The essence of an IRT-based model, Vigillo’s Bryan noted, is that rather than using “classical test theory” where “cumulative scores” matter the most – how many questions in total one answered correctly – it focuses on the “individual items” or questions themselves.
Bryan shared the results on an informal online survey he conducted ahead of ATA’s annual conference design to gauge “common knowledge” among respondents – could they identify the Gettysburg address, the age of the known fossil record (3.5 billion years), etc.
Yet within this survey he added a cinema trivia question – when was the first Fast & Furious movie released? (June 22, 2001). Using IRT, he then sorted the answer sets and found that those who answered the Fast & Furious question right got almost everything else wrong.
“So it’s not just about whether you answer a question right or wrong,” Bryan explained. “It’s about whether are you answering a question correctly that in actuality has a negative value. It’s about un-wrapping the questions themselves to see where the real knowledge is.”
In a safety context, he said IRT will help “shine a light” on “cultural weaknesses” among motor carriers that ultimately lead to a higher crash risk.

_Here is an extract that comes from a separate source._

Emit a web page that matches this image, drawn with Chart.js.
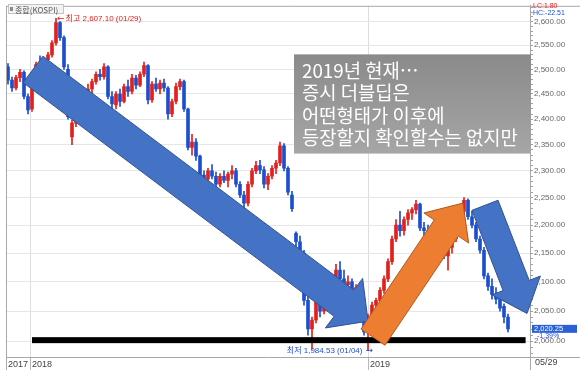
<!DOCTYPE html>
<html>
<head>
<meta charset="utf-8">
<script src="https://cdn.jsdelivr.net/npm/chart.js@4.4.1/dist/chart.umd.min.js"></script>
<style>
  html, body { margin: 0; padding: 0; background: #fff; }
  #wrap { width: 580px; height: 370px; }
</style>
</head>
<body>
<div id="wrap"><canvas id="kospi" width="580" height="370"></canvas></div>
<script>
// KOSPI candles, Dec 2017 - 05/29/2019, one candle per ~3 sessions.
const opens = [2505,2478,2462,2483,2494,2445,2420,2468,2510,2505,2520,2530,2555,2598,2566,2500,2365,2392,2402,2425,
  2445,2460,2475,2490,2485,2505,2445,2428,2450,2435,2465,2455,2482,2468,2490,2508,2438,2470,2460,2472,
  2462,2410,2435,2465,2475,2420,2345,2355,2328,2292,2285,2300,2290,2275,2290,2282,2294,2300,2275,2255,
  2240,2275,2300,2310,2302,2275,2290,2305,2315,2348,2305,2255,2185,2170,2150,2068,2020,2035,2070,2050,
  2068,2085,2100,2120,2105,2095,2100,2080,2090,2055,2015,2040,2060,2068,2085,2105,2135,2175,2200,2190,
  2210,2222,2228,2238,2195,2190,2178,2190,2180,2155,2145,2160,2175,2200,2225,2245,2215,2200,2175,2155,
  2110,2092,2078,2070,2058,2040];
const highs = [2512,2484,2488,2500,2497,2450,2472,2515,2528,2525,2535,2560,2607.10,2600,2570,2510,2398,2410,2430,2450,
  2470,2480,2495,2500,2512,2508,2455,2455,2460,2470,2478,2490,2488,2495,2515,2510,2475,2482,2478,2480,
  2465,2440,2472,2480,2478,2422,2370,2362,2330,2300,2305,2312,2298,2295,2300,2298,2310,2305,2280,2262,
  2280,2305,2318,2320,2308,2295,2310,2320,2355,2352,2308,2262,2188,2180,2155,2075,2040,2075,2080,2075,
  2090,2110,2130,2135,2120,2110,2105,2095,2098,2060,2045,2065,2072,2090,2110,2140,2180,2210,2225,2215,
  2228,2232,2245,2240,2205,2200,2195,2198,2185,2165,2168,2180,2205,2230,2250,2248,2225,2205,2180,2160,
  2115,2105,2090,2072,2062,2045];
const lows = [2470,2455,2458,2475,2440,2410,2415,2465,2500,2498,2508,2525,2550,2560,2500,2400,2350,2385,2395,2420,
  2438,2450,2470,2478,2480,2440,2420,2420,2425,2432,2445,2450,2460,2465,2485,2430,2433,2455,2450,2455,
  2400,2405,2430,2458,2415,2340,2330,2320,2285,2275,2280,2285,2265,2270,2278,2270,2285,2270,2250,2228,
  2235,2270,2295,2295,2268,2265,2285,2295,2310,2300,2255,2225,2160,2150,2060,2010,1987,2030,2040,2045,
  2055,2075,2095,2100,2085,2080,2075,2070,2050,2010,1984.53,2035,2050,2062,2080,2100,2130,2170,2180,2182,
  2200,2210,2220,2190,2180,2170,2172,2175,2150,2140,2120,2150,2170,2195,2220,2210,2195,2170,2150,2105,
  2085,2070,2062,2050,2030,2015];
const closes = [2478,2462,2483,2494,2445,2418,2468,2510,2505,2520,2530,2555,2598,2566,2505,2405,2392,2402,2425,2445,
  2460,2475,2490,2485,2505,2445,2430,2450,2435,2465,2455,2482,2468,2490,2508,2438,2470,2460,2472,2462,
  2410,2435,2465,2475,2420,2345,2355,2328,2292,2285,2300,2290,2275,2290,2282,2294,2300,2275,2255,2240,
  2275,2300,2310,2302,2275,2290,2305,2315,2348,2305,2260,2230,2170,2155,2068,2020,2035,2070,2050,2068,
  2085,2100,2120,2105,2095,2100,2080,2090,2055,2015,2040,2060,2068,2085,2105,2135,2175,2200,2190,2210,
  2222,2228,2238,2195,2190,2178,2190,2180,2155,2145,2160,2175,2200,2225,2245,2215,2200,2175,2155,2110,
  2092,2078,2070,2055,2040,2020.25];

const xTickPos = [-0.5, 5.5, 90];
const xTickLabels = ["2017", "2018", "2019"];
const lastDateLabel = "05/29";
const yMajor = [2000, 2050, 2100, 2150, 2200, 2250, 2300, 2350, 2400, 2450, 2500, 2550, 2600];
const yMinor = [];
for (let v = 1980; v <= 2630; v += 10) yMinor.push(v);

const seriesName = "종합(KOSPI)";
const peak = { i: 12, value: 2607.10, date: "01/29" };
const trough = { i: 90, value: 1984.53, date: "01/04" };
const lastChange = "-1.39%";
const lcText = "LC:1.80";
const hcText = "HC:-22.51";

// annotation shapes, in (candle index, price)
const arrowTails = [[6.25, 2500], [91.25, 2006.5], [119.25, 2236]];
const arrowTips = [[90, 2033], [113.75, 2240], [129.75, 2046]];
const arrowFills = ["#4472c4", "#ed7d31", "#4472c4"];
const arrowLines = ["#2f528f", "#ae5a21", "#2f528f"];
const floorLine = { from: 6, to: 129.4, value: 2001.6 };
const noteBox = { from: 71.5, to: 130.75, top: 2531, bottom: 2333 };
const noteLines = ["2019년 현재…", "증시 더블딥은", "어떤형태가 이후에", "등장할지 확인할수는 없지만"];

const UP = "#e3211c";
const DOWN = "#1f4fd0";
const SANS = '"Liberation Sans", Arial, "Noto Sans CJK KR", sans-serif';
const KR = '"Noto Sans CJK KR", "Noto Sans", sans-serif';
const ARROWS = '"DejaVu Sans", sans-serif';

const candleColor = (ctx) => (closes[ctx.dataIndex] >= opens[ctx.dataIndex] ? UP : DOWN);
const fmt = (v) => v.toLocaleString("en-US", { minimumFractionDigits: 2, maximumFractionDigits: 2 });

function drawArrow(g, tail, tip, shaft, head, headLen, fill, line) {
  const dx = tip[0] - tail[0], dy = tip[1] - tail[1];
  const len = Math.hypot(dx, dy);
  const ux = dx / len, uy = dy / len, nx = -uy, ny = ux;
  const bx = tip[0] - ux * headLen, by = tip[1] - uy * headLen;
  const pts = [
    [tail[0] + nx * shaft / 2, tail[1] + ny * shaft / 2],
    [bx + nx * shaft / 2, by + ny * shaft / 2],
    [bx + nx * head / 2, by + ny * head / 2],
    tip,
    [bx - nx * head / 2, by - ny * head / 2],
    [bx - nx * shaft / 2, by - ny * shaft / 2],
    [tail[0] - nx * shaft / 2, tail[1] - ny * shaft / 2],
  ];
  g.beginPath();
  pts.forEach((p, k) => (k ? g.lineTo(p[0], p[1]) : g.moveTo(p[0], p[1])));
  g.closePath();
  g.fillStyle = fill;
  g.fill();
  g.lineWidth = 1;
  g.strokeStyle = line;
  g.stroke();
}

const overlay = {
  id: "overlay",
  afterDraw(chart) {
    const g = chart.ctx;
    const { x, y } = chart.scales;
    const area = chart.chartArea;
    const px = (i) => x.getPixelForValue(i);
    const py = (v) => y.getPixelForValue(v);
    g.save();

    // frame
    g.strokeStyle = "#a8a8a8";
    g.lineWidth = 1;
    g.beginPath();
    g.moveTo(area.left + 0.5, area.top + 0.5); g.lineTo(580, area.top + 0.5);
    g.moveTo(area.left + 0.5, area.top); g.lineTo(area.left + 0.5, 370);
    g.moveTo(area.right + 0.5, area.bottom); g.lineTo(area.right + 0.5, 370);
    g.moveTo(area.right, area.bottom + 0.5); g.lineTo(580, area.bottom + 0.5);
    g.stroke();

    // floor bar
    g.fillStyle = "#000";
    g.fillRect(px(floorLine.from), py(floorLine.value) - 3, px(floorLine.to) - px(floorLine.from), 6);

    // arrows
    arrowTails.forEach((t, k) => {
      const w = k === 1 ? 29 : k === 0 ? 33 : 28;
      drawArrow(g, [px(t[0]), py(t[1])], [px(arrowTips[k][0]), py(arrowTips[k][1])],
        w, w * 2 - 4, 30, arrowFills[k], arrowLines[k]);
    });

    // note box
    const bx0 = px(noteBox.from), bx1 = px(noteBox.to);
    const by0 = py(noteBox.top), by1 = py(noteBox.bottom);
    const grad = g.createLinearGradient(0, by0, 0, by1);
    grad.addColorStop(0, "#8a8a8a");
    grad.addColorStop(1, "#a6a6a6");
    g.fillStyle = grad;
    g.fillRect(bx0, by0, bx1 - bx0, by1 - by0);
    g.fillStyle = "#fff";
    g.font = `18.8px ${KR}`;
    g.textBaseline = "middle";
    g.textAlign = "left";
    noteLines.forEach((s, k) => g.fillText(s, bx0 + 8, by0 + 16 + k * 22.6));

    // series title
    g.fillStyle = "#f3f3f3";
    g.fillRect(8.5, 4.5, 55, 9);
    g.strokeStyle = "#c4c4c4";
    g.strokeRect(8.5, 4.5, 55, 9);
    g.fillStyle = "#8a8a8a";
    g.fillRect(10, 7, 3, 4);
    g.fillStyle = "#555";
    g.font = `8px ${KR}`;
    g.fillText(seriesName, 15, 9.5);

    // high / low marks
    const hx = px(peak.i) + 1, hy = py(peak.value);
    g.fillStyle = UP;
    g.textAlign = "left";
    g.font = `9px ${ARROWS}`;
    g.fillText("←", hx, hy);
    const aw = g.measureText("←").width;
    g.font = `8px ${SANS}`;
    g.fillText(`최고 ${fmt(peak.value)} (${peak.date})`, hx + aw + 1, hy);

    const tx = px(trough.i) + 5, ty = py(trough.value);
    g.fillStyle = DOWN;
    g.textAlign = "right";
    g.font = `9px ${ARROWS}`;
    g.fillText("→", tx, ty);
    const bw = g.measureText("→").width;
    g.font = `8px ${SANS}`;
    g.fillText(`최저 ${fmt(trough.value)} (${trough.date})`, tx - bw - 3, ty);

    // right-axis extras
    g.textAlign = "left";
    g.font = `7px ${SANS}`;
    g.fillStyle = UP;
    g.fillText(lcText, 533, 6.5);
    g.fillStyle = DOWN;
    g.fillText(hcText, 533, 13);
    const last = closes[closes.length - 1];
    const ly = py(last);
    g.fillStyle = "#2a62d6";
    g.fillRect(532, ly - 4, 45, 8);
    g.fillStyle = "#fff";
    g.font = `7.5px ${SANS}`;
    g.fillText(fmt(last), 534, ly);
    g.fillStyle = DOWN;
    g.font = `7px ${SANS}`;
    g.fillText(lastChange, 537, ly + 7.5);

    g.fillStyle = "#444";
    g.font = `9px ${SANS}`;
    g.fillText(lastDateLabel, 535, 363);
    g.restore();
  },
};

new Chart(document.getElementById("kospi"), {
  type: "bar",
  data: {
    datasets: [
      {
        data: opens.map((o, i) => ({ x: i, y: [lows[i], highs[i]] })),
        backgroundColor: candleColor,
        barThickness: 1,
        grouped: false,
        borderWidth: 0,
      },
      {
        data: opens.map((o, i) => ({ x: i, y: [o, closes[i]] })),
        backgroundColor: candleColor,
        barThickness: 3,
        grouped: false,
        borderWidth: 0,
      },
    ],
  },
  options: {
    responsive: false,
    animation: false,
    devicePixelRatio: 1,
    layout: { padding: { left: 6, top: 3, right: 0, bottom: 0 } },
    plugins: { legend: { display: false }, tooltip: { enabled: false } },
    scales: {
      x: {
        type: "linear",
        min: -0.5,
        max: 130.5,
        offset: false,
        bounds: "data",
        afterBuildTicks: (s) => { s.ticks = xTickPos.map((v) => ({ value: v })); },
        afterFit: (s) => { s.height = 13; },
        ticks: {
          autoSkip: false,
          maxRotation: 0,
          align: "start",
          labelOffset: 2,
          padding: -11,
          color: "#444",
          font: { size: 9, family: SANS },
          callback: (v) => xTickLabels[xTickPos.indexOf(v)] ?? "",
        },
        grid: {
          offset: false,
          color: (ctx) => (ctx.tick && ctx.tick.value > 0 ? "#dedede" : "rgba(0,0,0,0)"),
          tickLength: 13,
          tickColor: "#b8b8b8",
        },
        border: { color: "#a8a8a8" },
      },
      y: {
        type: "logarithmic",
        position: "right",
        min: 1974.1,
        max: 2634,
        bounds: "data",
        beginAtZero: false,
        afterBuildTicks: (s) => { s.ticks = yMinor.map((v) => ({ value: v })); },
        afterFit: (s) => { s.width = 50; },
        ticks: {
          autoSkip: false,
          padding: 1,
          color: "#666",
          font: { size: 8, family: SANS },
          callback: (v) => (yMajor.includes(v) ? fmt(v) : ""),
        },
        grid: {
          color: (ctx) => (ctx.tick && yMajor.includes(ctx.tick.value) ? "#e6e6e6" : "rgba(0,0,0,0)"),
          tickLength: 3,
          tickColor: "#a0a0a0",
        },
        border: { color: "#a8a8a8" },
      },
    },
  },
  plugins: [overlay],
});
</script>
</body>
</html>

FMCSA’s DeLorenzo added that this type of modeling is what will help his agency measure motor carrier safety programs as part of the “Beyond Compliance” metric that it is developing.

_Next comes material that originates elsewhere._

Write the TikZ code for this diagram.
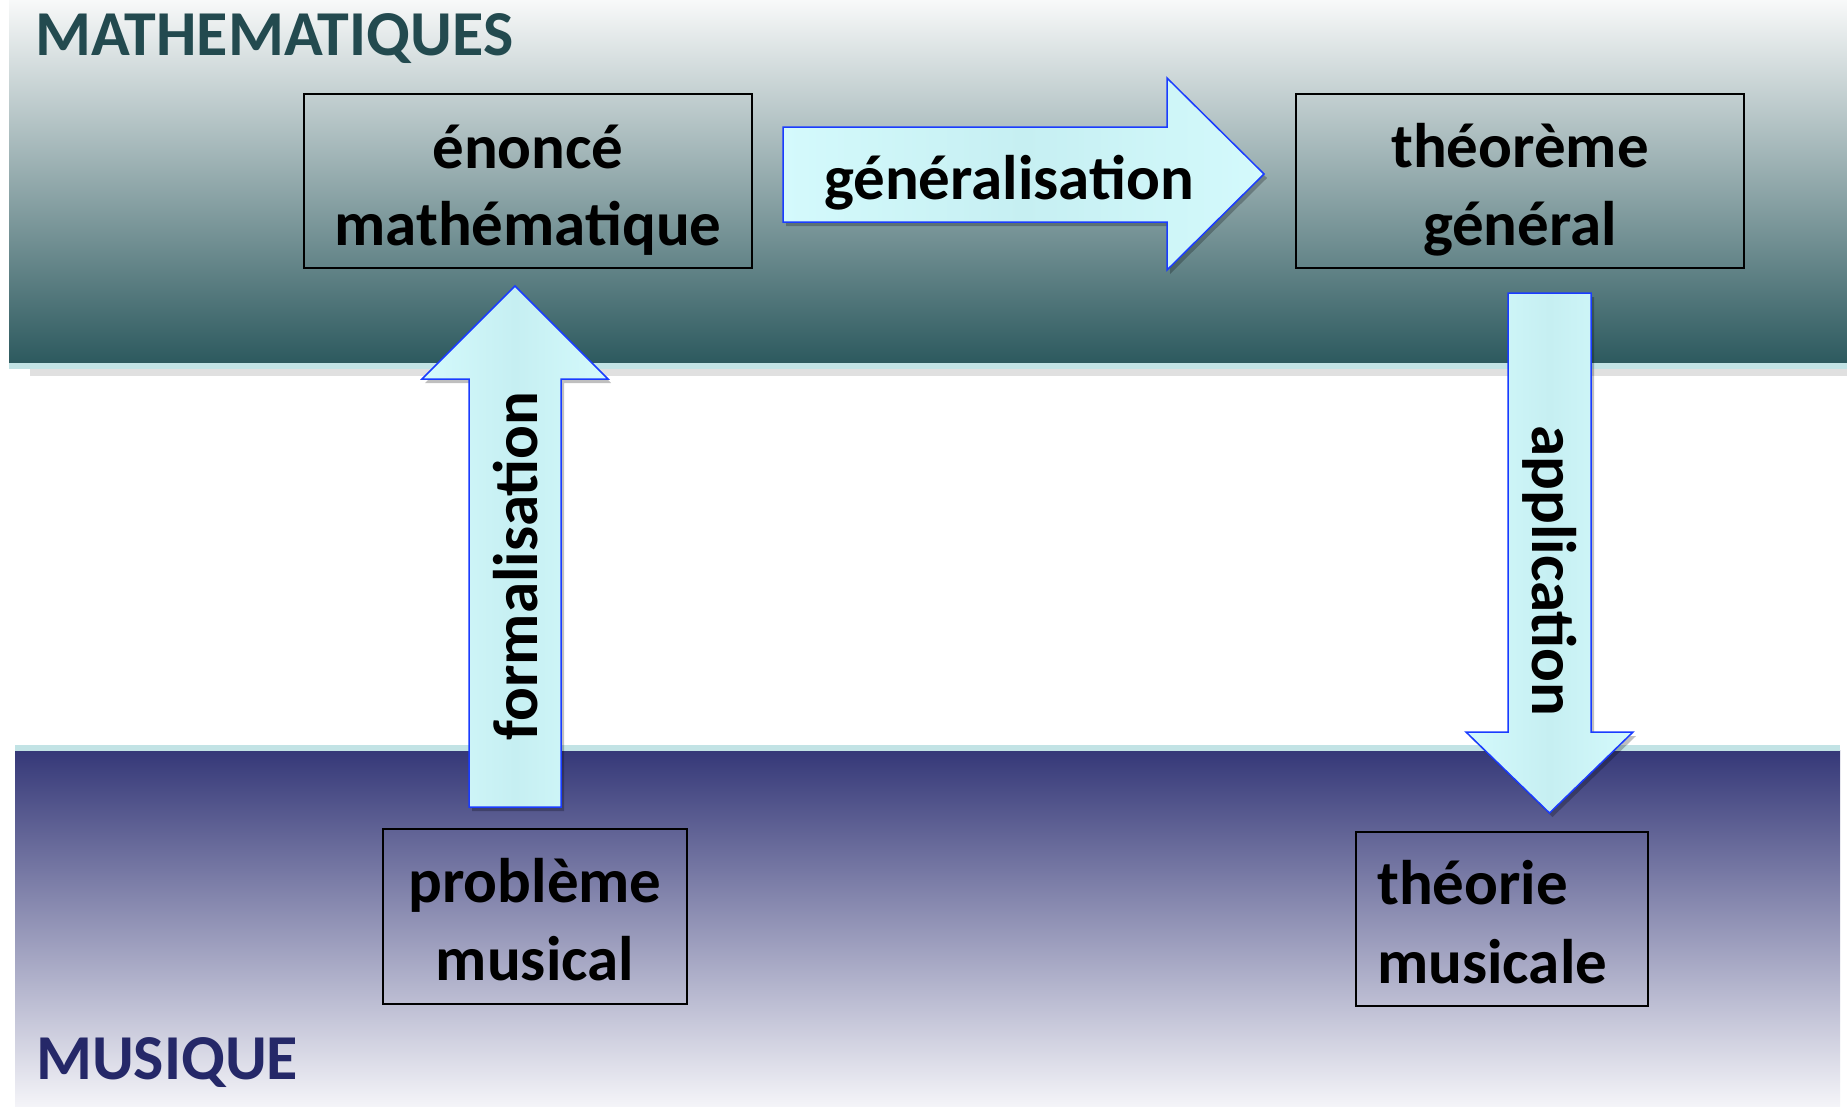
\documentclass[tikz,border=0pt]{standalone}
\usepackage{fontspec}
\setmainfont{Carlito}
\usetikzlibrary{shadows}
\definecolor{tealdark}{HTML}{2C595E}
\definecolor{tealmid}{HTML}{9AAEB0}
\definecolor{tealtop}{HTML}{F8F9F9}
\definecolor{navydark}{HTML}{353878}
\definecolor{navymid}{HTML}{9799BD}
\definecolor{navylight}{HTML}{F4F4F8}
\definecolor{mathtext}{HTML}{234A4F}
\definecolor{mustext}{HTML}{252868}
\definecolor{sepline}{HTML}{C2E3E5}
\definecolor{arrowfill}{HTML}{C6EFF2}
\definecolor{arrowlight}{HTML}{D4FAFC}
\definecolor{arrowblue}{HTML}{1A3CFF}
\tikzset{
  bigfont/.style={font=\bfseries\fontsize{63}{75}\selectfont},
  boxnode/.style={draw=black, line width=1.6pt, inner sep=0pt},
  linetext/.style={bigfont, inner sep=0pt, text=black},
  blockarrow/.style={draw=arrowblue, line width=1.5pt, left color=arrowlight, right color=arrowlight, middle color=arrowfill,
    drop shadow={shadow xshift=3pt, shadow yshift=-4pt, opacity=0.25, fill=black}},
  bandtitle/.style={font=\bfseries\fontsize{64}{76}\selectfont, inner sep=0pt, anchor=base west}
}
\begin{document}
\begin{tikzpicture}[x=1pt,y=-1pt]
\useasboundingbox (0,0) rectangle (1847,1106);
\fill[white] (0,0) rectangle (1847,1106);
% top band
\shade[top color=tealtop, middle color=tealmid, bottom color=tealdark] (9,0) rectangle (1847,364);
\fill[black, opacity=0.12] (30,369) rectangle (1847,376);
\fill[sepline] (9,363) rectangle (1847,369);
% bottom band
\shade[top color=navydark, middle color=navymid, bottom color=navylight] (15,750) rectangle (1840,1106);
\fill[sepline] (15,745) rectangle (1840,751);
% titles
\node[bandtitle, text=mathtext] (mathtitle) at (35,55) {MATHEMATIQUES};
\node[bandtitle, text=mustext] (mustitle) at (36,1079) {MUSIQUE};
% boxes
\node[boxnode, minimum width=448pt, minimum height=174pt] (enonce) at (528,181) {};
\node[boxnode, minimum width=448pt, minimum height=174pt] (theoreme) at (1520,181) {};
\node[boxnode, minimum width=304pt, minimum height=175pt] (probleme) at (535,916.5) {};
\node[boxnode, minimum width=292pt, minimum height=174pt] (theorie) at (1502,919) {};
% box texts
\node[linetext, anchor=base] (t1a) at (528,168) {énoncé};
\node[linetext, anchor=base] (t1b) at (528,245) {mathématique};
\node[linetext, anchor=base] (t2a) at (1520,167) {théorème};
\node[linetext, anchor=base] (t2b) at (1520,245) {général};
\node[linetext, anchor=base] (t3a) at (535,902) {problème};
\node[linetext, anchor=base] (t3b) at (535,980) {musical};
\node[linetext, anchor=base west] (t4a) at (1377,904) {théorie};
\node[linetext, anchor=base west] (t4b) at (1377,983) {musicale};
% block arrows
\path[blockarrow] (783,127) -- (1167,127) -- (1167,78) -- (1264,174) -- (1167,270) -- (1167,222) -- (783,222) -- cycle;
\path[blockarrow] (469,807) -- (469,379) -- (422,379) -- (515,286) -- (608,379) -- (561,379) -- (561,807) -- cycle;
\path[blockarrow] (1508,293) -- (1591,293) -- (1591,732) -- (1633,732) -- (1549.5,813) -- (1466,732) -- (1508,732) -- cycle;
% arrow labels
\node[linetext, anchor=base] (gen) at (1009,199) {généralisation};
\node[linetext, anchor=base, rotate=90] (form) at (537,566) {formalisation};
\node[linetext, anchor=base, rotate=-90] (appl) at (1532,571) {application};
\end{tikzpicture}
\end{document}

“It’s about how do we measure those ‘above and beyond’ non-regulatory safety practices some motor carriers use,” he explained.
Getting more and better data
To use IRT to its fullest extent, DeLorenzo noted that the NAS report is encouraging his agency not only to find ways to improve roadside inspection data quality being reported by state enforcement agencies but to expand its data pool to include other metrics such as a driver pay, driver turnover, and cargo characteristics.
He also hopes that IRT will help improve FMCSA’s data review process, known as “DataQ,” which allows motor carriers to challenge data that they consider inaccurate or incomplete.
“Less than 1% of the data out there ends up in the DataQ process,” DeLorenzo explained, which he said is “significant” since the safety data pool FMCSA works from is comprised of 3.5 million inspections and 7 million violations annually based on a population of 537,000 motor carriers.
“But it does create a fairness issue and we do need to focus on data quality as a result,” he noted. “Data quality is key in terms of monitoring highway safety as miles driven in downtown Washington D.C. are not the same as miles driven on the highway.”
IRT is also “smart enough” to adjust to a flow of “imperfect” data as well, added Vigillo’s Bryan, making adjustments not just for state-to-state comparison of roadside inspection results but also whether the motor carrier in question operates three trucks versus 1,000 trucks or operates in North Dakota versus New Jersey.
“IRT is not perfect but better,” he said. “The quest for perfect, normalized data is just not possible.”
On top of that, DeLorenzo noted that half of the inspection reports currently coming into FMCSA’s SMS program contain no violations, yet the vehicle out-of-service rate continues to hover at 20%.
“That rate hasn’t changed for decades,” he explained, which is one reason why FMCSA will be working to use both “absolute” and “relative” metrics to decide on which motor carriers receive safety interventions.